• [REQUIRED TASK]: Pull every line containing "with" out of the material below.
****
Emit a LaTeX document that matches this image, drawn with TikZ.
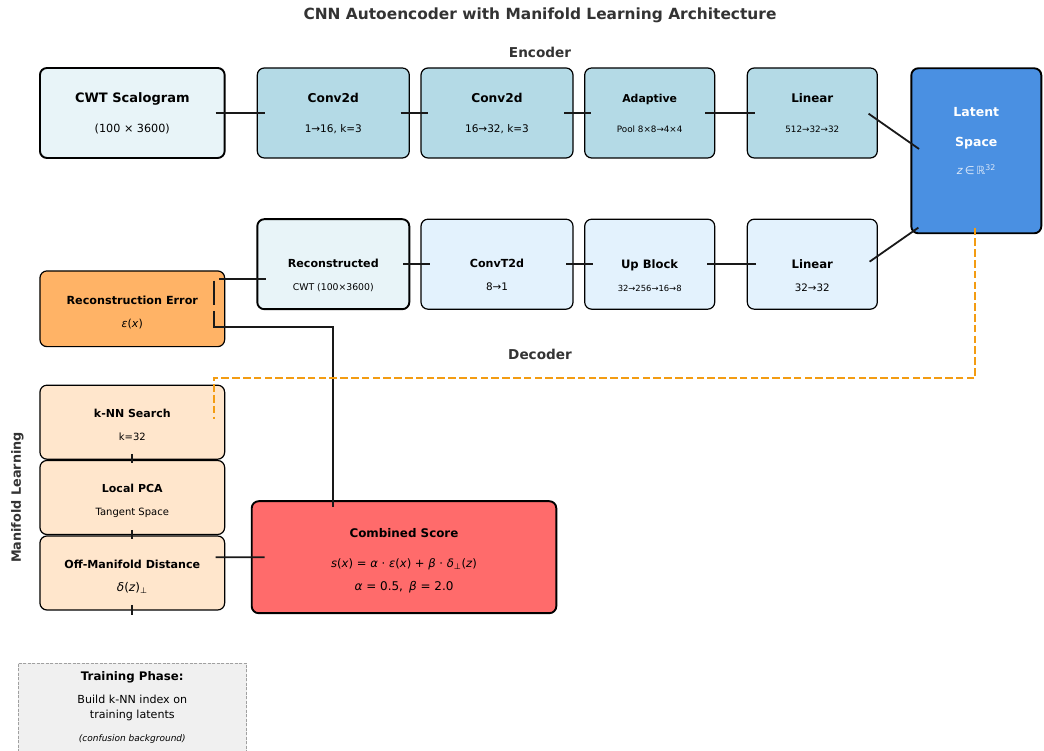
\documentclass[tikz,border=0pt]{standalone}
\usepackage{fontspec}
\setmainfont{DejaVu Sans}
\definecolor{titlegray}{HTML}{333333}
\definecolor{inputfill}{HTML}{E8F4F8}
\definecolor{encfill}{HTML}{B4DAE6}
\definecolor{latentfill}{HTML}{4A90E2}
\definecolor{latentsub}{HTML}{DCE8F8}
\definecolor{decfill}{HTML}{E3F2FD}
\definecolor{errfill}{HTML}{FFB366}
\definecolor{manifill}{HTML}{FFE6CC}
\definecolor{scorefill}{HTML}{FF6B6B}
\definecolor{trainfill}{HTML}{F0F0F0}
\definecolor{trainedge}{HTML}{A0A0A0}
\definecolor{hintorange}{HTML}{F39C12}
\newcommand\fsz[2]{\fontsize{#1}{#2}\selectfont}

\begin{document}
\begin{tikzpicture}[x=1pt,y=1pt,
	box/.style={draw=black, line width=1.2pt, rounded corners=7pt, inner sep=0pt},
	heavy/.style={line width=1.9pt},
	enc/.style={box, fill=encfill, minimum height=90pt},
	dec/.style={box, fill=decfill, minimum height=90pt},
	mani/.style={box, fill=manifill, minimum width=184.7pt, minimum height=74pt},
	lbl/.style={align=center, inner sep=0pt},
	sect/.style={font=\bfseries\fsz{13.6}{16}, text=titlegray},
	link/.style={line width=1.8pt, draw=black!90},
	hint/.style={line width=1.9pt, draw=hintorange, dash pattern=on 7.6pt off 3.2pt}]
	\useasboundingbox (0,0) rectangle (1044,751);
	\node[font=\bfseries\fsz{15.4}{18}, text=titlegray] (title) at (540,736) {CNN Autoencoder with Manifold Learning Architecture};
	\node[sect] (enclabel) at (540,699) {Encoder};
	\node[sect] (declabel) at (540,397) {Decoder};
	\node[sect, font=\bfseries\fsz{12.8}{15}, rotate=90] (manilabel) at (17.5,253.5) {Manifold Learning};
	\node[enc, heavy, fill=inputfill, minimum width=184.7pt, label={[lbl, font=\fsz{13}{30}]center:{\textbf{CWT Scalogram}\\\fsz{11.2}{13}(100 × 3600)}}] (cwt) at (132.3,638) {};
	\node[enc, minimum width=152pt, label={[lbl, font=\fsz{12.2}{30}]center:{\textbf{Conv2d}\\\fsz{10.5}{12}1→16, k=3}}] (conv1) at (333.3,638) {};
	\node[enc, minimum width=152pt, label={[lbl, font=\fsz{12.2}{30}]center:{\textbf{Conv2d}\\\fsz{10.5}{12}16→32, k=3}}] (conv2) at (497,638) {};
	\node[enc, minimum width=130pt, label={[lbl, font=\fsz{10.9}{30}]center:{\textbf{Adaptive}\\\fsz{8.8}{10}Pool 8×8→4×4}}] (pool) at (649.7,638) {};
	\node[enc, minimum width=130pt, label={[lbl, font=\fsz{11.9}{30}]center:{\textbf{Linear}\\\fsz{8.8}{10}512→32→32}}] (lin1) at (812.3,638) {};
	\node[box, heavy, fill=latentfill, minimum width=130pt, minimum height=165pt, label={[lbl, yshift=9.5pt, text=white, font=\fsz{12.5}{30}]center:{\textbf{Latent}\\\textbf{Space}\\[-2pt]\fsz{11.2}{13}\color{latentsub}\textit{z}\,∈\,ℝ\textsuperscript{32}}}] (latent) at (976.3,600.2) {};
	\node[dec, heavy, fill=inputfill, minimum width=152pt, label={[lbl, yshift=-11pt, font=\fsz{11.1}{23}]center:{\textbf{Reconstructed}\\\fsz{9.3}{11}CWT (100×3600)}}] (recon) at (333.3,486.8) {};
	\node[dec, minimum width=152pt, label={[lbl, yshift=-11pt, font=\fsz{11.1}{23}]center:{\textbf{ConvT2d}\\\fsz{10.4}{12}8→1}}] (convt) at (497,486.8) {};
	\node[dec, minimum width=130pt, label={[lbl, yshift=-11pt, font=\fsz{11.6}{23}]center:{\textbf{Up Block}\\\fsz{8.4}{10}32→256→16→8}}] (upblk) at (649.7,486.8) {};
	\node[dec, minimum width=130pt, label={[lbl, yshift=-11pt, font=\fsz{11.7}{23}]center:{\textbf{Linear}\\\fsz{10.3}{12}32→32}}] (lin2) at (812.3,486.8) {};
	\node[box, fill=errfill, minimum width=184.7pt, minimum height=75.7pt, label={[lbl, yshift=-4pt, font=\fsz{11.2}{23}]center:{\textbf{Reconstruction Error}\\\fsz{11}{13}\textit{ε}(\textit{x})}}] (error) at (132.3,442.2) {};
	\node[mani, label={[lbl, yshift=-3pt, font=\fsz{11}{23}]center:{\textbf{k-NN Search}\\\fsz{10}{12}k=32}}] (knn) at (132.3,328.8) {};
	\node[mani, label={[lbl, yshift=-3.5pt, font=\fsz{11}{23}]center:{\textbf{Local PCA}\\\fsz{10}{12}Tangent Space}}] (pca) at (132.3,253.5) {};
	\node[mani, label={[lbl, yshift=-3.5pt, font=\fsz{11.1}{23}]center:{\textbf{Off-Manifold Distance}\\\fsz{12}{14}\textit{δ}(\textit{z})\textsubscript{⊥}}}] (off) at (132.3,178) {};
	\node[box, heavy, fill=scorefill, minimum width=304.6pt, minimum height=112pt, label={[lbl, yshift=-3.3pt, font=\fsz{11.9}{30}]center:{\textbf{Combined Score}\\\fsz{11.6}{14}\textit{s}(\textit{x}) = \textit{α} · \textit{ε}(\textit{x}) + \textit{β} · \textit{δ}\textsubscript{⊥}(\textit{z})\\[-7pt]\fsz{12}{14}\textit{α} = 0.5,\enspace \textit{β} = 2.0}}] (combined) at (404,193.8) {};
	\node[draw=trainedge, fill=trainfill, line width=0.9pt, dash pattern=on 3pt off 1.5pt, inner sep=0pt, anchor=north, minimum width=228.7pt, minimum height=100pt, label={[lbl, yshift=5.7pt, font=\fsz{11.1}{15}]center:{\fsz{11.8}{14}\textbf{Training Phase:}\\[8.3pt]Build k-NN index on\\training latents\\[7.3pt]\fsz{9}{11}\textit{(confusion background)}}}] (train) at (132.3,88.3) {};
	\coordinate (offtail) at ([yshift=-4.3pt]off.south);
	\draw[link] ([xshift=-10pt]cwt.east) -- ([xshift=8pt]conv1.west);
	\draw[link] ([xshift=-9.3pt]conv1.east) -- ([xshift=8pt]conv2.west);
	\draw[link] ([xshift=-9.3pt]conv2.east) -- ([xshift=7.3pt]pool.west);
	\draw[link] ([xshift=-10pt]pool.east) -- ([xshift=8pt]lin1.west);
	\draw[link] ([xshift=-9.3pt,yshift=-0.7pt]lin1.east) -- ([xshift=8.7pt,yshift=1.8pt]latent.west);
	\draw[link] ([xshift=8pt,yshift=6.6pt]latent.south west) -- ([xshift=-8.3pt,yshift=2.5pt]lin2.east);
	\draw[link] ([xshift=9.4pt]lin2.west) -- ([xshift=-8pt]upblk.east);
	\draw[link] ([xshift=8.6pt]upblk.west) -- ([xshift=-8pt]convt.east);
	\draw[link] ([xshift=9.3pt]convt.west) -- ([xshift=-7.3pt]recon.east);
	\draw[link] ([xshift=9.4pt,yshift=-14.8pt]recon.west) -- ([xshift=-6.7pt,yshift=29.8pt]error.east);
	\draw[link, dash pattern=on 24.3pt off 6pt on 400pt] ([xshift=-11.4pt,yshift=28.1pt]error.east) -- ++(0,-46.6) -| ([xshift=-70.7pt,yshift=-6.8pt]combined.north);
	\draw[hint] ([xshift=-1pt,yshift=6.6pt]latent.south) -- ++(0,-150) -| ([xshift=-11.4pt,yshift=-34pt]knn.north east);
	\draw[link] ([yshift=6pt]knn.south) -- ([yshift=-3.5pt]pca.north);
	\draw[link] ([yshift=5.2pt]pca.south) -- ([yshift=-3.3pt]off.north);
	\draw[link] ([yshift=5.7pt]off.south) -- (offtail);
	\draw[link] ([xshift=-9.7pt,yshift=15.7pt]off.east) -- ([xshift=13.8pt]combined.west);
\end{tikzpicture}
\end{document}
****
• [EXERCISE SOLUTION]:
Emit a LaTeX document that matches this image, drawn with TikZ.
	\node[font=\bfseries\fsz{15.4}{18}, text=titlegray] (title) at (540,736) {CNN Autoencoder with Manifold Learning Architecture};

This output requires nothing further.